Researchers from the University of Texas at Austin's Cockrell School of Engineering are developing ground-improvement methods to help increase the resilience of homes and low-rise structures built on top of soils prone to liquefaction during strong earthquakes.

Findings will help improve the safety of structures in Christchurch and the Canterbury region in New Zealand, which were devastated in 2010 and 2011 by a series of powerful earthquakes. Parts of Christchurch were severely affected by liquefaction, in which water-saturated soil temporarily becomes liquid-like and often flows to the surface creating sand boils.

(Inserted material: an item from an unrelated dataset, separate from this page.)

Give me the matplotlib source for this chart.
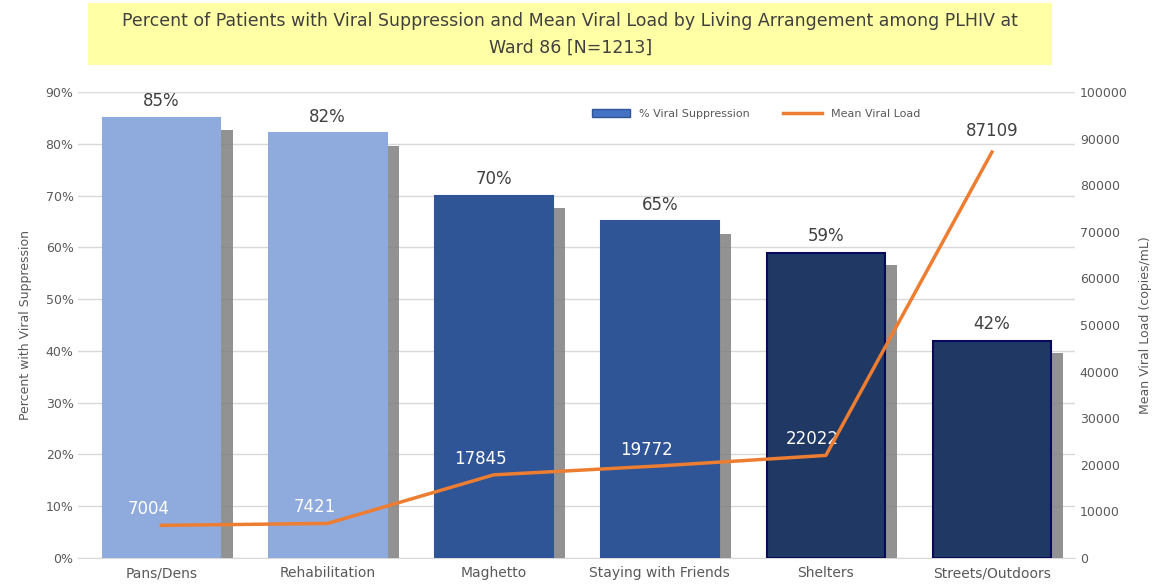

"The 2010-2011 Canterbury earthquakes in New Zealand have caused significant damage to many residential houses due to varying degrees of soil liquefaction over a wide extent of urban areas unseen in past destructive earthquakes," said Kenneth Stokoe, a professor in the Department of Civil, Architectural and Environmental Engineering. "One critical problem facing the rebuilding effort is that the land remains at risk of liquefaction in future earthquakes. Therefore, effective engineering solutions must be developed to increase the resilience of homes and low-rise structures."
Researchers have conducted a series of field trials to test shallow-ground-improvement methods.
"The purpose of the field trials was to determine if and which improvement methods achieve the objectives of inhibiting liquefaction triggering in the improved ground and are cost-effective measures," said Stokoe, working with Brady Cox, an assistant professor of civil engineering. "This knowledge is needed to develop foundation design solutions."

Findings were detailed in a research paper presented in December at the New Zealand -- Japan Workshop on Soil Liquefaction during Recent large-Scale Earthquakes. The paper was authored by Stokoe, graduate students Julia Roberts and Sungmoon Hwang; Cox and operations manager Farn-Yuh Menq from the University of Texas at Austin; and Sjoerd Van Ballegooy from Tonkin & Taylor Ltd, an international environmental and engineering consulting firm in Auckland, New Zealand.

The researchers collected data from test sections of improved and unimproved soils that were subjected to earthquake stresses using a large mobile shaker, called T-Rex, and with explosive charges planted underground. The test sections were equipped with sensors to monitor key factors including ground motion and water pressure generated in soil pores during the induced shaking, providing preliminary data to determine the most effective ground-improvement method.

Four ground-improvement methods were initially selected for the testing: rapid impact compaction (RIC); rammed aggregate piers (RAP), which consist of gravel columns; low-mobility grouting (LMG); and construction of a single row of horizontal beams (SRB) or a double row of horizontal beams (DRB) beneath existing residential structures via soil-cement mixing.

"The results are being analyzed, but good and poor performance can already be differentiated," Stokoe said. "The ground-improvement methods that inhibited liquefaction triggering the most were RIC, RAP, and DRB. However, additional analyses are still underway."

The test site is located along the Avon River in the Christchurch suburb of Bexley. The work is part of a larger testing program that began in early 2013 with a preliminary evaluation by Brady Cox of seven potential test sites along the Avon River in the Christchurch area.

Funding for the research has been provided, in part, by the National Science Foundation and is affiliated with the NSF's George E. Brown Jr. Network for Earthquake Engineering Simulation (NEES). The remainder of the funding has been provided by the Earthquake Commission of the New Zealand Government.

The 64,000-pound T-Rex, operated by NEES@UTexas at UT Austin, is used to simulate a wide range of earthquake shaking levels.

NEES is a shared network of 14 experimental facilities, collaborative tools, centralized data repository and earthquake simulation software, all linked by high-speed Internet connections.